Mas seria o compositor austríaco Schoenberg, de que (Kandinsky) foi amigo, que o emocionou, encorajou e influenciou a avançar, surgindo em 1911 Pintura com um Círculo, tida como a primeira obra de arte de Kandinsky totalmente abstrata. Pretendia que a tela fosse similar a uma partitura musical, o mais sonora possível, mas completamente abstrata, liberta da representação e proveniente do instinto. Uma fuga à representação na pintura que se aproximasse e fosse alma gémea com o universo da música. Compreensível que, na sua maioria, as obras de Kandinsky se intitulem Composição, Improvisação, Impressão, lembrando a numeração de trechos musicais. O que pretendia, por exemplo, nas suas telas com o prefixo Improvisação era criar uma paisagem visual que permitisse ao usufruidor ouvir o som interior da cor. Já Composição VII é tida como um apogeu da sua carreira, criando uma pintura passível de ser comparada com uma sinfonia.  

 

Esta subjetividade espiritual de Kandinsky tinha as cores e as formas puras como meios significantes da expressão pictórica, através dos quais se expressava o ritmo.
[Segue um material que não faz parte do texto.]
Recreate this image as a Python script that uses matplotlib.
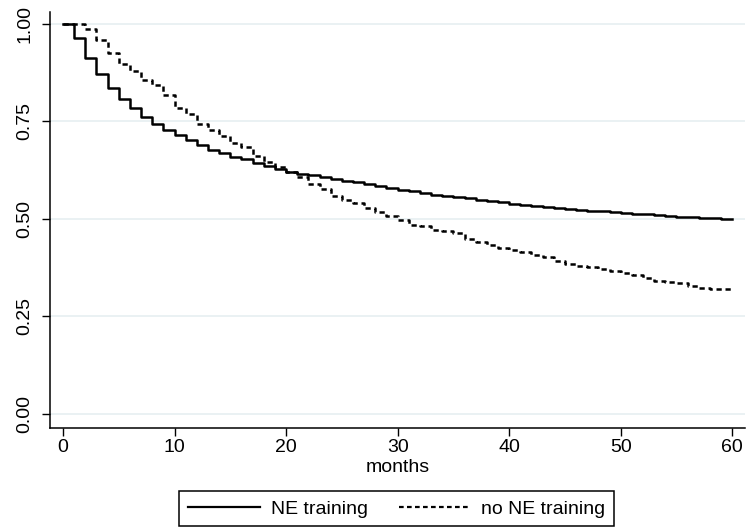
import matplotlib
matplotlib.use("Agg")
import matplotlib.pyplot as plt

plt.rcParams['font.family'] = ['Liberation Sans', 'DejaVu Sans']

months = list(range(0, 61))

# survival estimates, one value per month
ne_training = [
    1.000, 0.962, 0.913, 0.870, 0.836, 0.808, 0.783, 0.761, 0.742, 0.728,
    0.714, 0.702, 0.689, 0.677, 0.668, 0.659, 0.652, 0.644, 0.636, 0.628,
    0.620, 0.615, 0.611, 0.606, 0.602, 0.597, 0.593, 0.588, 0.583, 0.578,
    0.574, 0.570, 0.566, 0.562, 0.559, 0.555, 0.552, 0.548, 0.545, 0.542,
    0.539, 0.536, 0.533, 0.531, 0.528, 0.526, 0.523, 0.521, 0.519, 0.517,
    0.515, 0.513, 0.511, 0.509, 0.507, 0.505, 0.504, 0.503, 0.501, 0.500,
    0.499,
]
no_ne_training = [
    1.000, 1.000, 0.985, 0.957, 0.926, 0.896, 0.879, 0.856, 0.842, 0.817,
    0.785, 0.768, 0.744, 0.727, 0.712, 0.695, 0.683, 0.661, 0.646, 0.633,
    0.620, 0.606, 0.589, 0.576, 0.559, 0.549, 0.540, 0.527, 0.517, 0.508,
    0.497, 0.484, 0.481, 0.472, 0.468, 0.463, 0.448, 0.441, 0.434, 0.425,
    0.420, 0.414, 0.406, 0.402, 0.393, 0.384, 0.378, 0.377, 0.372, 0.365,
    0.360, 0.356, 0.349, 0.340, 0.338, 0.336, 0.327, 0.322, 0.321, 0.321,
    0.321,
]

x_ticks = [0, 10, 20, 30, 40, 50, 60]
y_ticks = [0.00, 0.25, 0.50, 0.75, 1.00]
y_labels = ["0.00", "0.25", "0.50", "0.75", "1.00"]

fig = plt.figure(figsize=(7.5, 5.3), dpi=100)
ax = fig.add_axes([0.0667, 0.1925, 0.926, 0.785])

for y in y_ticks:
    ax.axhline(y, color='#e8f0f2', lw=1.3, zorder=0)

ax.step(months, ne_training, where='post', color='black', lw=1.8,
        label='NE training')
ax.step(months, no_ne_training, where='post', color='black', lw=1.8,
        linestyle=(0, (2.1, 1.5)), label='no NE training')

ax.set_xlim(-1.16, 61.1)
ax.set_ylim(-0.036, 1.03)
ax.set_xticks(x_ticks)
ax.set_yticks(y_ticks)
ax.set_yticklabels(y_labels, rotation=90, va='center')
ax.tick_params(axis='both', direction='out', length=6, width=1,
               labelsize=14, colors='black')
ax.tick_params(axis='x', pad=2)
ax.tick_params(axis='y', pad=6)
ax.spines['top'].set_visible(False)
ax.spines['right'].set_visible(False)
ax.spines['left'].set_linewidth(1.1)
ax.spines['bottom'].set_linewidth(1.1)
ax.set_xlabel('months', fontsize=14, labelpad=2)

leg = fig.legend(loc='center', bbox_to_anchor=(0.529, 0.04), ncol=2,
                 fontsize=14, frameon=True, fancybox=False,
                 edgecolor='black', framealpha=1, handlelength=3.7,
                 handletextpad=0.55, columnspacing=1.6, borderpad=0.45,
                 borderaxespad=0)
leg.get_frame().set_linewidth(1.1)
for line in leg.get_lines():
    line.set_linewidth(1.6)

fig.savefig('out.png', dpi=100)
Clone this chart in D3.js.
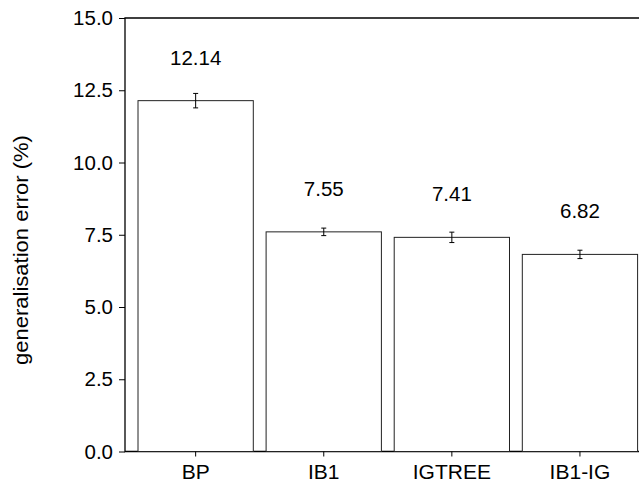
<!DOCTYPE html>
<html>
<head>
<meta charset="utf-8">
<script src="https://cdn.jsdelivr.net/npm/d3@7"></script>
<style>
  html, body { margin: 0; padding: 0; background: #fff; }
  svg { display: block; }
  text { font-family: "Liberation Sans", Arial, sans-serif; fill: #000; }
</style>
</head>
<body>
<svg id="chart" width="639" height="486"></svg>
<script>
const categories = ["BP", "IB1", "IGTREE", "IB1-IG"];
const values = [12.14, 7.60, 7.41, 6.82];
const errors = [0.25, 0.13, 0.18, 0.145];
const valueLabels = ["12.14", "7.55", "7.41", "6.82"];
const yTicks = [0, 2.5, 5, 7.5, 10, 12.5, 15];
const yTitle = "generalisation error (%)";

const svg = d3.select("#chart");
const pLeft = 125, pTop = 18, pBottom = 451.5, pRight = 645;

const x = d3.scaleBand().domain(categories).range([131.6, 644]).paddingInner(0.1).paddingOuter(0.05);
const y = d3.scaleLinear().domain([0, 15]).range([pBottom, pTop]);

// frame
svg.append("path")
  .attr("d", `M${pRight},${pTop}H${pLeft}V${pBottom}H${pRight}`)
  .attr("fill", "none").attr("stroke", "#000").attr("stroke-width", 1.3);

// bars
svg.append("g").selectAll("rect").data(categories).join("rect")
  .attr("x", d => x(d))
  .attr("y", (d, i) => y(values[i]))
  .attr("width", x.bandwidth())
  .attr("height", (d, i) => pBottom - y(values[i]))
  .attr("fill", "#fff").attr("stroke", "#222").attr("stroke-width", 1);

// error bars
const eg = svg.append("g").attr("stroke", "#000").attr("stroke-width", 1).attr("fill", "none");
categories.forEach((c, i) => {
  const cx = x(c) + x.bandwidth() / 2;
  const y1 = y(values[i] + errors[i]), y2 = y(values[i] - errors[i]);
  eg.append("path").attr("d", `M${cx},${y1}V${y2}M${cx - 2.5},${y1}H${cx + 2.5}M${cx - 2.5},${y2}H${cx + 2.5}`);
});

// value labels
svg.append("g").selectAll("text").data(categories).join("text")
  .attr("x", d => x(d) + x.bandwidth() / 2)
  .attr("y", (d, i) => y(values[i]) - 36)
  .attr("text-anchor", "middle")
  .attr("font-size", 20.5)
  .text((d, i) => valueLabels[i]);

// y axis
const yAxis = svg.append("g").attr("transform", `translate(${pLeft},0)`)
  .call(d3.axisLeft(y).tickValues(yTicks).tickFormat(d3.format(".1f")).tickSize(6).tickPadding(6));
yAxis.select(".domain").remove();
yAxis.selectAll("line").attr("stroke", "#000");
yAxis.selectAll("text").attr("font-size", 20.5).style("font-family", "Liberation Sans, Arial, sans-serif");

// x axis
const xAxis = svg.append("g").attr("transform", `translate(0,${pBottom})`)
  .call(d3.axisBottom(x).tickSize(5).tickPadding(8));
xAxis.select(".domain").remove();
xAxis.selectAll("line").attr("stroke", "#000");
xAxis.selectAll("text").attr("font-size", 21).style("font-family", "Liberation Sans, Arial, sans-serif");

// y title
svg.append("text")
  .attr("transform", `translate(28,250) rotate(-90) scale(1.1,1)`)
  .attr("text-anchor", "middle")
  .attr("font-size", 20)
  .text(yTitle);
</script>
</body>
</html>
A cor era a tecla, que pelo som musical exercia uma influência direta na alma, sendo esta um piano de muitas cordas.

 

A segunda fase, do abstracionismo ou geometrismo lírico, é a busca de uma linguagem universal a partir da matemática, por contraste com a arte geométrica de Malevitch, coincidindo com a sua atividade como professor da Bauhaus.

 

3. Podemos concluir que para W. Kandinsky a vida espiritual era mais importante que a material, colocando o seu critério de valores essenciais fora do universo físico, numa subjetividade transposta para um abstracionismo espiritual, lírico, poético, mental,  imaginário, bíblico, religioso e transcendente.  

 

Além de Kandinsky, também Frantisek Kupka, Robert Delaunay e Klee passaram por uma fase abstrata, avançando para ela através da música, fazendo da cor e da música a sua arte, sem esquecer a influência das teorias de Einstein, Freud e Bergson.

 

Como pintor de permanente experimentação e de várias influências, também Amadeo de Souza-Cardoso aderiu, entre nós, numa fase posterior, ao abstracionismo, por impressiva influência de Delaunay.